Mateo tiene casi 50 años y seis hijos. Es campesino. Siembra café
y plátano, pero lo que vende no es suficiente para subsistir. Su esposa
recibe 810 pesos bimestrales del Programa Oportunidades: la mayor parte
lo gasta en el pago de la energía eléctrica. En su casa sólo tiene tres
focos, por los que la CFE le cobra bimestralmente 400 pesos en promedio.
En la casa viven cuatro de sus hijos. Su esposa habla con
dificultad el español. “Hoy cociné repollo con frijolitos, pero
regularmente comemos verduras, tomate; carne de res o pollo, sólo cada
8 días”, explica, entre el ruido ensordecedor de sus animales.

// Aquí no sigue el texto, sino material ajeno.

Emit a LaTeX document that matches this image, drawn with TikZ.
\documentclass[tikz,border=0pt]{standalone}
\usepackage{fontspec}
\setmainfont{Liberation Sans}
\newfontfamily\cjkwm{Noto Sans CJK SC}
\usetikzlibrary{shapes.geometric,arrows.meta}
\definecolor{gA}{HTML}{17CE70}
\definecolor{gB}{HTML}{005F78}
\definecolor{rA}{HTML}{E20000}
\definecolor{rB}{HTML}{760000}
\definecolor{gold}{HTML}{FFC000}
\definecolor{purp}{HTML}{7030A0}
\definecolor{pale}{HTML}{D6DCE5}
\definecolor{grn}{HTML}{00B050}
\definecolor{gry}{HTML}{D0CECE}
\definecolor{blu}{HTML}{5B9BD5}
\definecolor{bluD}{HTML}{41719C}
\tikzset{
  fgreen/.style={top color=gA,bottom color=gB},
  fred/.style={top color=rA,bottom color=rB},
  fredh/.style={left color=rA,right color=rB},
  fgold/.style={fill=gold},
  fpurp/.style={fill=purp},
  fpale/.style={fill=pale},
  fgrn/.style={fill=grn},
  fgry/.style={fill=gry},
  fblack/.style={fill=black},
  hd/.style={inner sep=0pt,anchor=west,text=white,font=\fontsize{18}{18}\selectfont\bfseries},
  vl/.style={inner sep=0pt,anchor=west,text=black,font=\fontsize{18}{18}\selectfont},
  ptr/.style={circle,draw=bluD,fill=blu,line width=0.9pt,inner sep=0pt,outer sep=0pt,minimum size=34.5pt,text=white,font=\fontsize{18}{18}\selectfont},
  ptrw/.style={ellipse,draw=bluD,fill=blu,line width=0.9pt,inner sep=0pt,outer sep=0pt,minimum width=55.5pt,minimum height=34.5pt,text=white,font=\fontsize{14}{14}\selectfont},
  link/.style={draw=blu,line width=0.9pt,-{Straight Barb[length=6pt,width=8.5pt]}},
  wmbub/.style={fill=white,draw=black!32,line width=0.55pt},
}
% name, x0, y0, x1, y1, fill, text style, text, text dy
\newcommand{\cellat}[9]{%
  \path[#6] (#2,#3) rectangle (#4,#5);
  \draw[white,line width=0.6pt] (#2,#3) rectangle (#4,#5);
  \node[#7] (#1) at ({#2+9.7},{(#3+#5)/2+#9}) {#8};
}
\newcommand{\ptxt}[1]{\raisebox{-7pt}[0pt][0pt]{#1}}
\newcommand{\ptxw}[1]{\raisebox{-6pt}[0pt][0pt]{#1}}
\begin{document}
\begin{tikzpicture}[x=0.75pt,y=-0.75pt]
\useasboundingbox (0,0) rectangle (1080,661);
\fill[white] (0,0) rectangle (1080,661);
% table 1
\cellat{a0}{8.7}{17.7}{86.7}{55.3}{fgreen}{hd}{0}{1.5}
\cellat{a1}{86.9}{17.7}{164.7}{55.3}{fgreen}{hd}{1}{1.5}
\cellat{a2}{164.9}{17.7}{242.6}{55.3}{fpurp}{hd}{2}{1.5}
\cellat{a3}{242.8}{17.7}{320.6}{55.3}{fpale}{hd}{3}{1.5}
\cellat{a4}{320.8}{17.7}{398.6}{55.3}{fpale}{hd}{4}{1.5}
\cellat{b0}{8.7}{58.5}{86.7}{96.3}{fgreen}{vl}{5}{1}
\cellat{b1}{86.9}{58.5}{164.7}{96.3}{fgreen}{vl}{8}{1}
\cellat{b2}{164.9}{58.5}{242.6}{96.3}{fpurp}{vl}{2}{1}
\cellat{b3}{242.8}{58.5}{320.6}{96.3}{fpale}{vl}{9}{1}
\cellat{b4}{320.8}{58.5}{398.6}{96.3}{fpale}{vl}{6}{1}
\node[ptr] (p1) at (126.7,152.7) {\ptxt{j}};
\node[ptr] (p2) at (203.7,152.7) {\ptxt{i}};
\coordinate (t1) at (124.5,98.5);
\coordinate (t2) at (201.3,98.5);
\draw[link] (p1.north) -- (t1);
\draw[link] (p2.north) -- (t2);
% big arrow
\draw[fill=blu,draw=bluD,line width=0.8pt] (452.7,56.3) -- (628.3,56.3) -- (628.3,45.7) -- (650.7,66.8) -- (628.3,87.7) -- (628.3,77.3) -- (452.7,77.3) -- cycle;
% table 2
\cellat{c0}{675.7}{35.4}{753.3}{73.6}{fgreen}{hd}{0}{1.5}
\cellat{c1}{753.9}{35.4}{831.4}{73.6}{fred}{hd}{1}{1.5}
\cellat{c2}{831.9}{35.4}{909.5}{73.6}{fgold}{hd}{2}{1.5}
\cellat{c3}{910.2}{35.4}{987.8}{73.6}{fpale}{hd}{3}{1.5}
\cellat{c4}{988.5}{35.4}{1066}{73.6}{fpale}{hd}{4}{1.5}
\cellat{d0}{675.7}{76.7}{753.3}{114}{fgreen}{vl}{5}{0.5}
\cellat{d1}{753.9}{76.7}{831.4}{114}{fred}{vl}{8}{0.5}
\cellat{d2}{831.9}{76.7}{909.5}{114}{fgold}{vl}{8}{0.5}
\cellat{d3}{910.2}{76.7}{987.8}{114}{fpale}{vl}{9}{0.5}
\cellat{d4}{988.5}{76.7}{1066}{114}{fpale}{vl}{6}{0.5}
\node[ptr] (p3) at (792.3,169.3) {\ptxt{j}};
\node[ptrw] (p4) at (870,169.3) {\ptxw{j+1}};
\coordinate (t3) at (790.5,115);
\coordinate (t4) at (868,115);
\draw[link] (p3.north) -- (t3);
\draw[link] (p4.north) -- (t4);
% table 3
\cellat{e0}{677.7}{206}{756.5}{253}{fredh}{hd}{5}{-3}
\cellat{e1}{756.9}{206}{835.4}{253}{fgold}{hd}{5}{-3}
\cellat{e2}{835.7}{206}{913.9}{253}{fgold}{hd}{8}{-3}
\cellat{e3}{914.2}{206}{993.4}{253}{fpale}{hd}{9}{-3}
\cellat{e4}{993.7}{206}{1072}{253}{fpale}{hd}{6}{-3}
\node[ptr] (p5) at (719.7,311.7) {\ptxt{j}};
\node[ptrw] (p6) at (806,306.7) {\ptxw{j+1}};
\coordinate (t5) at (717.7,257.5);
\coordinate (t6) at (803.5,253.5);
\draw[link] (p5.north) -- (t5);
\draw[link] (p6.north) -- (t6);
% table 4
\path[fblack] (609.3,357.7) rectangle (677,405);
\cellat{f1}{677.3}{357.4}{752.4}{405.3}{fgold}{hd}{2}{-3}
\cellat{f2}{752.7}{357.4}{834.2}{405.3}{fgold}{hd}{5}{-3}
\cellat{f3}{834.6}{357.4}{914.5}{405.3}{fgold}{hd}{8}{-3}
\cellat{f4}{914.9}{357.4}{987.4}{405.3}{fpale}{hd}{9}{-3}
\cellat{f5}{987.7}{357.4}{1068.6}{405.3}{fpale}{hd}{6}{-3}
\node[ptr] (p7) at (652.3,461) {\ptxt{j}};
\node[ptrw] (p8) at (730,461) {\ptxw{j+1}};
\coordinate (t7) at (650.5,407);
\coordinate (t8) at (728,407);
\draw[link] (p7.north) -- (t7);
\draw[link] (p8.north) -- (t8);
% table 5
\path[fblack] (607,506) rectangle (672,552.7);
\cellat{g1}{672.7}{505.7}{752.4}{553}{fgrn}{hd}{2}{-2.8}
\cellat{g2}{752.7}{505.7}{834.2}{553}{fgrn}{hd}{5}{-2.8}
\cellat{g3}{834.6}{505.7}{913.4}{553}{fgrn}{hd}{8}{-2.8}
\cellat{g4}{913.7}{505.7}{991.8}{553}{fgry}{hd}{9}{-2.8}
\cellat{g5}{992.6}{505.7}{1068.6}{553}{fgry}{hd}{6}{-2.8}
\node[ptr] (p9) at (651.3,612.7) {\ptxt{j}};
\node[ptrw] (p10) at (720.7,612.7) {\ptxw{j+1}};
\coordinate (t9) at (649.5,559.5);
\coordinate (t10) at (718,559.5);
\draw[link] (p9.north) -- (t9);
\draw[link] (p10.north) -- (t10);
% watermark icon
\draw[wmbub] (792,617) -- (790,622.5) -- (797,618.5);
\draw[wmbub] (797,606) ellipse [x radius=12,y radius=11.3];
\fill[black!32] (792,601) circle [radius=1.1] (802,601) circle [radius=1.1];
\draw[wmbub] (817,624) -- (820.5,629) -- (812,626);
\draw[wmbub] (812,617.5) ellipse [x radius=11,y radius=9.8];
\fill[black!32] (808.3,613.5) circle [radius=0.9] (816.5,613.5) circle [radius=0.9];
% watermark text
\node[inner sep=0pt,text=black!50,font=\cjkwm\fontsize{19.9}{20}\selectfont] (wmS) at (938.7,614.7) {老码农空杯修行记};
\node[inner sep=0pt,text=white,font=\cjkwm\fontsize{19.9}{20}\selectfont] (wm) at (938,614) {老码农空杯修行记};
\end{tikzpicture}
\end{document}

El humo de la cocina irrita los ojos. Los habitantes ya están
acostumbrados, sólo la más pequeña de la familia, una niña de 3 años,
con ropa raída, descalza, se los talla de vez en cuando, pero no se
aleja del fogón.
—¿No les hace daño el humo, don Mateo?
—Sí. A veces nos sale pus en los ojos, nos rascamos por la comezón
y sale más; pasamos 2 o 3 días enfermos. Hasta a los bebés les sale.
—¿Van al doctor para atenderse cuando sucede eso?
—¿Para qué vamos hasta allá? Nada más nos dan gotas. Mejor nos curamos con lirio, hasta que vuelva a salir la pus.